=== Exercise ===
Using the listing below, output only the lines from the one that contains "Rebuild this chart" through the one that contains "from bokeh.resources import INLINE", inclusive, exactly as given and without images.

=== Dataset entries ===
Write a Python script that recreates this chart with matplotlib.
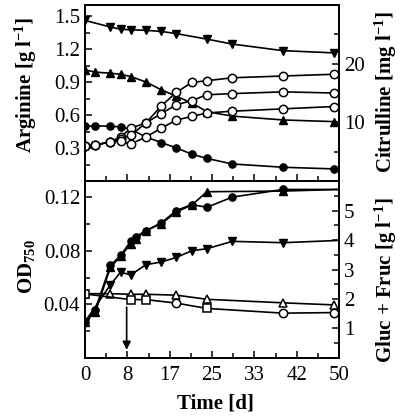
import matplotlib
matplotlib.use('Agg')
import matplotlib.pyplot as plt
from matplotlib.ticker import MultipleLocator, FixedLocator

plt.rcParams['font.family'] = ['Liberation Serif', 'DejaVu Serif']
plt.rcParams['mathtext.default'] = 'regular'

# top panel: arginine (g/l, filled) and citrulline (mg/l, open)
days = [0, 2, 5, 7, 9, 12, 15, 18, 21, 24, 29, 39, 49]
arg_circle = [0.50, 0.50, 0.50, 0.49, 0.47, 0.40, 0.35, 0.30, 0.245, 0.205, 0.155, 0.125, 0.11]
arg_up = [1.01, 0.99, 0.98, 0.97, 0.95, 0.90, 0.83, 0.77, 0.71, 0.63, 0.59, 0.555, 0.54]
down_days = [0, 5, 7, 9, 12, 15, 18, 24, 29, 39, 49]
arg_down = [1.46, 1.40, 1.38, 1.375, 1.37, 1.36, 1.34, 1.29, 1.245, 1.185, 1.165]
cit_a = [6.0, 6.1, 6.7, 7.5, 9.0, 9.9, 12.8, 15.1, 16.8, 17.1, 17.6, 17.9, 18.2]
cit_b = [6.0, 6.1, 6.7, 7.2, 7.8, 9.9, 11.5, 13.0, 13.7, 14.7, 14.9, 15.2, 15.0]
cit_c = [6.0, 6.1, 6.7, 6.8, 6.3, 7.5, 9.0, 10.4, 11.0, 11.6, 11.9, 12.3, 12.7]

# bottom panel: OD750 (filled) and gluc + fruc (g/l, open)
od_days = [0, 2, 5, 7, 9, 10, 12, 15, 18, 21, 24, 29, 39]
od_circle = [0.027, 0.036, 0.069, 0.0765, 0.087, 0.0905, 0.095, 0.1008, 0.110, 0.1144, 0.1124, 0.120, 0.1257]
od_up_days = [0, 2, 5, 7, 9, 10, 12, 15, 18, 21, 24, 39]
od_up = [0.027, 0.034, 0.0675, 0.076, 0.085, 0.089, 0.095, 0.100, 0.109, 0.114, 0.124, 0.1245]
od_down_days = [0, 5, 7, 9, 12, 15, 18, 21, 24, 29, 39]
od_down = [0.027, 0.0546, 0.064, 0.062, 0.0696, 0.0716, 0.075, 0.080, 0.0815, 0.087, 0.086]
od_end = [0.1257, 0.0877]  # value of the fitted curves at day 50

glc_tri_days = [0, 5, 9, 12, 18, 24, 39, 49]
glc_tri = [2.18, 2.18, 2.16, 2.16, 2.13, 1.99, 1.87, 1.80]
glc_sq_days = [0, 9, 12, 24]
glc_sq = [2.17, 1.98, 1.98, 1.68]
glc_ci_days = [18, 39, 49]
glc_ci = [1.86, 1.52, 1.54]

xticks = [0, 50 / 6, 100 / 6, 25, 200 / 6, 250 / 6, 50]
xlabels = ['0', '8', '17', '25', '33', '42', '50']

fig = plt.figure(figsize=(4, 4.19), dpi=100)
ax1 = fig.add_axes([0.2125, 0.568, 0.635, 0.420])
ax2 = fig.add_axes([0.2125, 0.1456, 0.635, 0.4224], sharex=ax1)
ax1b = ax1.twinx()
ax2b = ax2.twinx()

lw = 1.2
ms = 5.2
ax1.plot(days, arg_circle, 'k-o', lw=lw, ms=ms, zorder=3)
ax1.plot(days, arg_up, 'k-^', lw=lw, ms=ms + 0.6, zorder=3)
ax1.plot(down_days, arg_down, 'k-v', lw=lw, ms=ms + 0.6, zorder=3)
for c in (cit_a, cit_b, cit_c):
    ax1b.plot(days, c, 'k-o', lw=lw, ms=ms + 0.8, mfc='white', mew=1.1)

ax2.plot(od_days + [50], od_circle + [od_end[0]], 'k-', lw=lw)
ax2.plot(od_days, od_circle, 'ko', ms=ms)
ax2.plot(od_up_days + [50], od_up + [od_end[0]], 'k-', lw=lw)
ax2.plot(od_up_days, od_up, 'k^', ms=ms + 0.6)
ax2.plot(od_down_days + [50], od_down + [od_end[1]], 'k-', lw=lw)
ax2.plot(od_down_days, od_down, 'kv', ms=ms + 0.6)

ax2b.plot(glc_tri_days, glc_tri, 'k-^', lw=lw, ms=ms + 1, mfc='white', mew=1.1)
low = sorted(zip(glc_sq_days + glc_ci_days, glc_sq + glc_ci))
ax2b.plot([d for d, v in low], [v for d, v in low], 'k-', lw=lw)
ax2b.plot(glc_sq_days, glc_sq, 'ks', ms=ms, mfc='white', mew=1.1)
ax2b.plot(glc_ci_days, glc_ci, 'ko', ms=ms + 0.8, mfc='white', mew=1.1)

ax2.annotate('', xy=(8.2, 0.004), xytext=(8.2, 0.04),
             arrowprops=dict(arrowstyle='-|>', color='k', lw=1.2, mutation_scale=12))

ax1.set_xlim(0, 50)
ax1.set_ylim(0, 1.6)
ax1b.set_ylim(0, 30)
ax2.set_ylim(0, 0.132)
ax2b.set_ylim(0, 6)

ax2.set_xticks(xticks)
ax2.set_xticklabels(xlabels)
ax2.xaxis.set_minor_locator(FixedLocator([25 / 6 + i * 50 / 6 for i in range(6)]))
plt.setp(ax1.get_xticklabels(), visible=False)

ax1.set_yticks([0.3, 0.6, 0.9, 1.2, 1.5])
ax1.yaxis.set_minor_locator(FixedLocator([0.15, 0.45, 0.75, 1.05, 1.35]))
ax1b.set_yticks([10, 20])
ax1b.yaxis.set_minor_locator(FixedLocator([5, 15, 25]))
ax2.set_yticks([0.04, 0.08, 0.12])
ax2.set_yticklabels(['0.04', '0.08', '0.12'])
ax2.yaxis.set_minor_locator(FixedLocator([0.02, 0.06, 0.10]))
ax2b.set_yticks([1, 2, 3, 4, 5])
ax2b.yaxis.set_minor_locator(MultipleLocator(0.5))

for a in (ax1, ax2, ax1b, ax2b):
    for s in a.spines.values():
        s.set_linewidth(1.3)
    a.tick_params(which='both', direction='in', width=1.1, labelsize=15)
    a.tick_params(which='major', length=5)
    a.tick_params(which='minor', length=3.5)
ax2.tick_params(axis='x', pad=6)

lab = dict(fontsize=15, fontweight='bold')
ax1.set_ylabel('Arginine [g l$^{-1}$]', **lab)
ax1b.set_ylabel('Citrulline [mg l$^{-1}$]', rotation=90, **lab)
ax2.set_ylabel('OD$_{750}$', **lab)
ax2b.set_ylabel('Gluc + Fruc [g l$^{-1}$]', rotation=90, **lab)
ax2.set_xlabel('Time [d]', **lab)

ax1.yaxis.set_label_coords(-0.18, 0.545)
ax1b.yaxis.set_label_coords(1.135, 0.506)
ax2.yaxis.set_label_coords(-0.19, 0.514)
ax2b.yaxis.set_label_coords(1.135, 0.44)
ax2.xaxis.set_label_coords(0.512, -0.20)

fig.savefig('out.png', dpi=100)
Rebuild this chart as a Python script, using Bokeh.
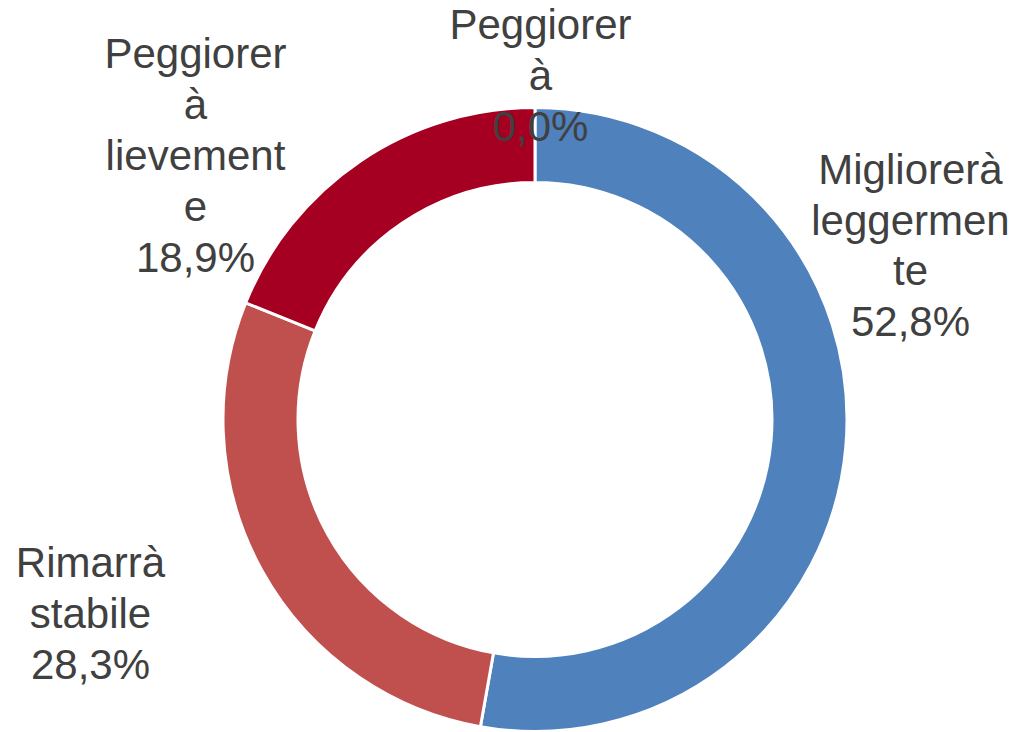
import math
from bokeh.plotting import figure
from bokeh.models import Range1d, ColumnDataSource
from bokeh.core.properties import value
from bokeh.embed import file_html
from bokeh.resources import INLINE

# ---- data ----
categories = ["Migliorerà leggermente", "Rimarrà stabile", "Peggiorerà lievemente", "Peggiorerà"]
values = [52.8, 28.3, 18.9, 0.0]
label_texts = ["Migliorerà\nleggermen\nte\n52,8%", "Rimarrà\nstabile\n28,3%",
               "Peggiorer\nà\nlievement\ne\n18,9%", "Peggiorer\nà\n0,0%"]
colors = ["#4F81BD", "#C0504D", "#A50021", "#8064A2"]

# ---- layout (page pixels, y measured upward) ----
W, H = 1024, 732
cx, cy = 534.5, 313.0
r_out, r_in = 312.0, 237.0
label_anchor = [(910, 487), (90, 119), (195, 577), (540, 657)]

total = sum(values)
rows = dict(cat=[], val=[], start=[], end=[], color=[])
acc = 0.0
for c, v, col in zip(categories, values, colors):
    s = math.pi / 2 - 2 * math.pi * acc / total
    acc += v
    e = math.pi / 2 - 2 * math.pi * acc / total
    if v > 0:
        rows["cat"].append(c)
        rows["val"].append(v)
        rows["start"].append(s)
        rows["end"].append(e)
        rows["color"].append(col)

src = ColumnDataSource(rows)

p = figure(width=W, height=H, output_backend="svg", toolbar_location=None,
           x_range=Range1d(0, W), y_range=Range1d(0, H),
           min_border=0, tools="")
p.axis.visible = False
p.grid.visible = False
p.outline_line_color = None
p.background_fill_color = "white"

p.annular_wedge(x=cx, y=cy, inner_radius=r_in, outer_radius=r_out,
                start_angle="start", end_angle="end", direction="clock",
                fill_color="color", line_color="white", line_width=3, source=src)

lsrc = ColumnDataSource(dict(x=[a[0] for a in label_anchor], y=[a[1] for a in label_anchor],
                             t=label_texts))
p.text(x="x", y="y", text="t", source=lsrc, text_font=value("Liberation Sans"),
       text_font_size="42px", text_color="#404040", text_align="center",
       text_baseline="middle", text_line_height=1.08)

open("out.html", "w").write(file_html(p, INLINE))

=== Result of this exercise ===
Rebuild this chart as a Python script, using Bokeh.
import math
from bokeh.plotting import figure
from bokeh.models import Range1d, ColumnDataSource
from bokeh.core.properties import value
from bokeh.embed import file_html
from bokeh.resources import INLINE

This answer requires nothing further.